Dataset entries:
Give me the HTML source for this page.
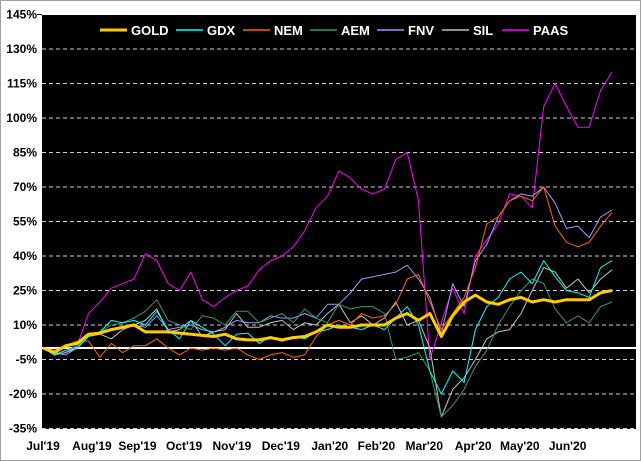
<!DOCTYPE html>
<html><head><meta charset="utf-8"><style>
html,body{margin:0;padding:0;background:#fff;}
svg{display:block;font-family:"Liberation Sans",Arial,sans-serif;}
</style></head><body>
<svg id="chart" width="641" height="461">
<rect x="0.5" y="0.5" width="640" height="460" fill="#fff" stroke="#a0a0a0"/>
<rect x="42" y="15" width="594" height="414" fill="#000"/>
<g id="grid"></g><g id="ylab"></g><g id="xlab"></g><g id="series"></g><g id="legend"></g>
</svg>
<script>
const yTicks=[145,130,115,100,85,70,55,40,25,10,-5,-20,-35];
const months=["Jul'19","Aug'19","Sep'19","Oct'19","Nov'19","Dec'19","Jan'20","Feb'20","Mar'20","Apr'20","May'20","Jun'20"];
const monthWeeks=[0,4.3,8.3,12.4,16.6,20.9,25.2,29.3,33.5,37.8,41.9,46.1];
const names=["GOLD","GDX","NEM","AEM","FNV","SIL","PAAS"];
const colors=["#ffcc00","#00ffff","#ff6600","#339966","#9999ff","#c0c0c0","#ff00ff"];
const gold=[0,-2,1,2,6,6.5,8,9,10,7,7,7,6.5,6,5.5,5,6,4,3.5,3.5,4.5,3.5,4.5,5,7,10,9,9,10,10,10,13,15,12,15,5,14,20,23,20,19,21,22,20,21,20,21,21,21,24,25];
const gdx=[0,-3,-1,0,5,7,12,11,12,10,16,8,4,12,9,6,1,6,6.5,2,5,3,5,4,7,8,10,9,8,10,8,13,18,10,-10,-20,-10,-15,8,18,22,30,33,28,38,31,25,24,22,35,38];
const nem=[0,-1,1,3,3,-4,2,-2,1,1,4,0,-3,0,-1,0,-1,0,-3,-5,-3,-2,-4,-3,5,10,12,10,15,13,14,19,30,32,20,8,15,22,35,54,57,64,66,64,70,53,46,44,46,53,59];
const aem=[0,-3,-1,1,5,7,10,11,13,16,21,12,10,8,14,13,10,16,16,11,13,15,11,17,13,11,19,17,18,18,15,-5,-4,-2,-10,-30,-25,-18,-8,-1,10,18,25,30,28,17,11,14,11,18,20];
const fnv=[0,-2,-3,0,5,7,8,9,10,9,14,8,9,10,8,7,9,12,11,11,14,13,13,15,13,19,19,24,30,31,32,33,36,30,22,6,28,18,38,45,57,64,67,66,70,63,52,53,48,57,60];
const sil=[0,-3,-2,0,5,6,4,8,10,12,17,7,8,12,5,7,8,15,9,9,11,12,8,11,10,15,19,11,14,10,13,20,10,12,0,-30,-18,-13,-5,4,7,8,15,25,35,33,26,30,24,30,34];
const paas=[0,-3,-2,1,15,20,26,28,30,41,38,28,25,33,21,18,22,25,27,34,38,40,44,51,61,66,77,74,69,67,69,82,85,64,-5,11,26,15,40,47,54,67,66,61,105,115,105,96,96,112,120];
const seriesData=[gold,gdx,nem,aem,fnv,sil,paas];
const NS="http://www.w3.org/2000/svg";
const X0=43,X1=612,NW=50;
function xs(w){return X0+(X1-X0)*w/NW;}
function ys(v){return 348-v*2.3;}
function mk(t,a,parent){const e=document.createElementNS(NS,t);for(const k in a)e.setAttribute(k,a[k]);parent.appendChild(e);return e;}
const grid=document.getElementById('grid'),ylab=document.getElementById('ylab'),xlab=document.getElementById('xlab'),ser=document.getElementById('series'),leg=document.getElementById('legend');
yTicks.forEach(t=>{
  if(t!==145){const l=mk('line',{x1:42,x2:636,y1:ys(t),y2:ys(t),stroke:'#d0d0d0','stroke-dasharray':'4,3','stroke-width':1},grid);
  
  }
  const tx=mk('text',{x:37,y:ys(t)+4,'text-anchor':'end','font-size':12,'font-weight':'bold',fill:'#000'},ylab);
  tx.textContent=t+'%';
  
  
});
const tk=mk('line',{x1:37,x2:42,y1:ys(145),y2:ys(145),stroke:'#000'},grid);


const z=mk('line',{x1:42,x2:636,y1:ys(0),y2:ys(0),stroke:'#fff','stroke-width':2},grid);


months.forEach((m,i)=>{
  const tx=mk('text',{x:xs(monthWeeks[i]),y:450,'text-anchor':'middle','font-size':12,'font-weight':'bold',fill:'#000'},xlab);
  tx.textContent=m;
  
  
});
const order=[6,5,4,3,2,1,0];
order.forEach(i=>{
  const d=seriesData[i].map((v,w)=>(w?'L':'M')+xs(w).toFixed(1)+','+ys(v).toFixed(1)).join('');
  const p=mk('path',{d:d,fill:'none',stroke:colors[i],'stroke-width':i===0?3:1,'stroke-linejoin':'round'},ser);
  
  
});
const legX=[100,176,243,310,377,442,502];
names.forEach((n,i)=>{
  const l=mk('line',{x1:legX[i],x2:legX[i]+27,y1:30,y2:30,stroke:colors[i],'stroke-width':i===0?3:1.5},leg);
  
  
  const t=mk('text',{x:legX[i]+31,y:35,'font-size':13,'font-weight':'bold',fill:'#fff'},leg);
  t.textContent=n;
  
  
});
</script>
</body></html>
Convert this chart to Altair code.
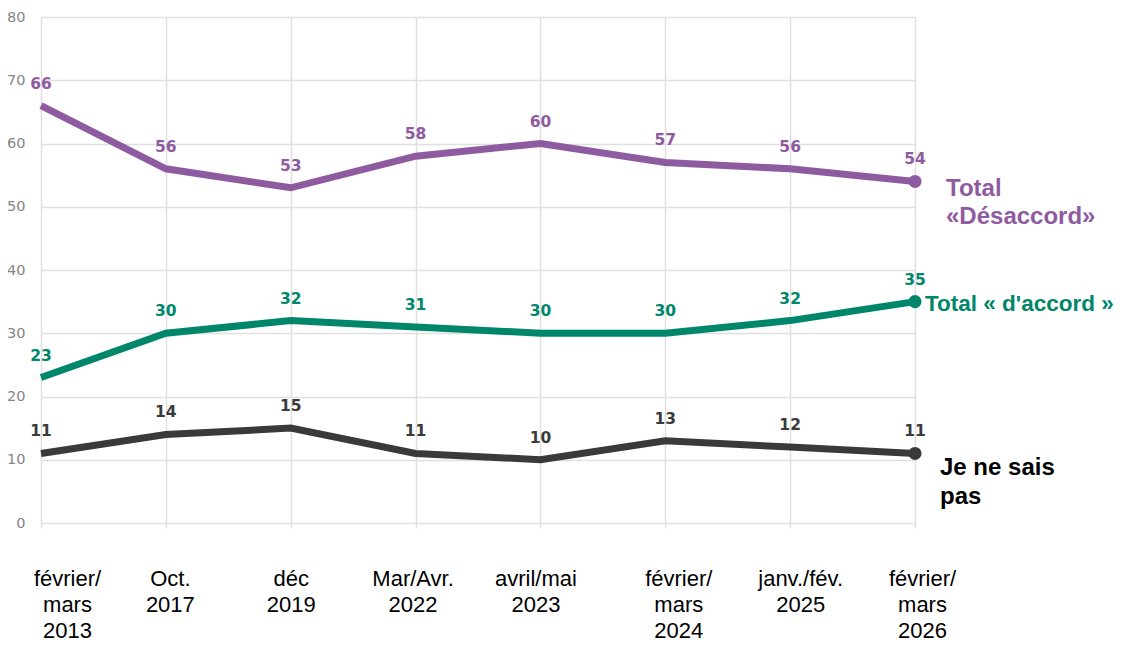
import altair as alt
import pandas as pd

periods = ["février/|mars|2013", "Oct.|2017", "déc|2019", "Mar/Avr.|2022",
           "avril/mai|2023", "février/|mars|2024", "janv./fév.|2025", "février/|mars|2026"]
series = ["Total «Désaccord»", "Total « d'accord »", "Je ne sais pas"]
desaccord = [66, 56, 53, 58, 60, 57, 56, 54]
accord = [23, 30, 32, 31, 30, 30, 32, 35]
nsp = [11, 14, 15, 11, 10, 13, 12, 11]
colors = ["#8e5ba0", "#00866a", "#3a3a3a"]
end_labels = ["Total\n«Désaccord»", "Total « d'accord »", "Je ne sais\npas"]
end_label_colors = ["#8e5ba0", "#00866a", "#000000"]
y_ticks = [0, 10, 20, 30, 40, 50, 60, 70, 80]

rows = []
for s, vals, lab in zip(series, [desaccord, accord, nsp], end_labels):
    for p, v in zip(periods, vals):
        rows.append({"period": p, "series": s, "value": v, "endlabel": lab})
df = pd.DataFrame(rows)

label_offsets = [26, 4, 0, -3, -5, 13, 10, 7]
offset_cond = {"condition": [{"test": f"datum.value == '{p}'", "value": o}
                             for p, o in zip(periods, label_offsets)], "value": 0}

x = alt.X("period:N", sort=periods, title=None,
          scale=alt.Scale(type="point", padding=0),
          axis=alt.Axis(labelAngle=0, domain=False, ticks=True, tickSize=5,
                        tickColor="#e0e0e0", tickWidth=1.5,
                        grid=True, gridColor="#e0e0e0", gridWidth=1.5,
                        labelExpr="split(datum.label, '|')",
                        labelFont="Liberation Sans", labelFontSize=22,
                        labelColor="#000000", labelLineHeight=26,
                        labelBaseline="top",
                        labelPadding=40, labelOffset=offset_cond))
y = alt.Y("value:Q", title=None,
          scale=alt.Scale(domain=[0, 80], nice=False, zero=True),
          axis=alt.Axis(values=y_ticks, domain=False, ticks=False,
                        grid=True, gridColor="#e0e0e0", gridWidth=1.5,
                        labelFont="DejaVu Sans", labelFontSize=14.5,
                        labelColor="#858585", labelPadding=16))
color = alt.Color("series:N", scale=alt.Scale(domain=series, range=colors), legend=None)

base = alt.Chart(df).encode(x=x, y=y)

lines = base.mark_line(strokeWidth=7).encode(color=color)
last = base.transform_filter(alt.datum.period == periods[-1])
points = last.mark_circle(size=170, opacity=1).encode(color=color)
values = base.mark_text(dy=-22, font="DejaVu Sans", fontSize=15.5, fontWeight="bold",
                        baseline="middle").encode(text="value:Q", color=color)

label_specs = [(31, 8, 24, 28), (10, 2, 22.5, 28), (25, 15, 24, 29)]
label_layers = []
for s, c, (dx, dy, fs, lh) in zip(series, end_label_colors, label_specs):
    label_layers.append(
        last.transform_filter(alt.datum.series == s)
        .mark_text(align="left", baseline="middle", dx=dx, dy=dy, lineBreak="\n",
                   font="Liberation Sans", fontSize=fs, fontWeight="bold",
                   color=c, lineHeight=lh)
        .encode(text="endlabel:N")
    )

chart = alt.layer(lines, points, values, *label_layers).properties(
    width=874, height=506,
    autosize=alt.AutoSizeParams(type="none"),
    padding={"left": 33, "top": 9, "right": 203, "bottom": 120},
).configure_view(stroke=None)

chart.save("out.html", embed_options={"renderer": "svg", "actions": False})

- _Exercise requirements_: Exactly reproduce the stretch that starts at the line containing "Convert this chart to Altair code." and ends at the line containing "import pandas as pd", both ends included; leave any pictures out.

- _Written reply_:
Convert this chart to Altair code.
import altair as alt
import pandas as pd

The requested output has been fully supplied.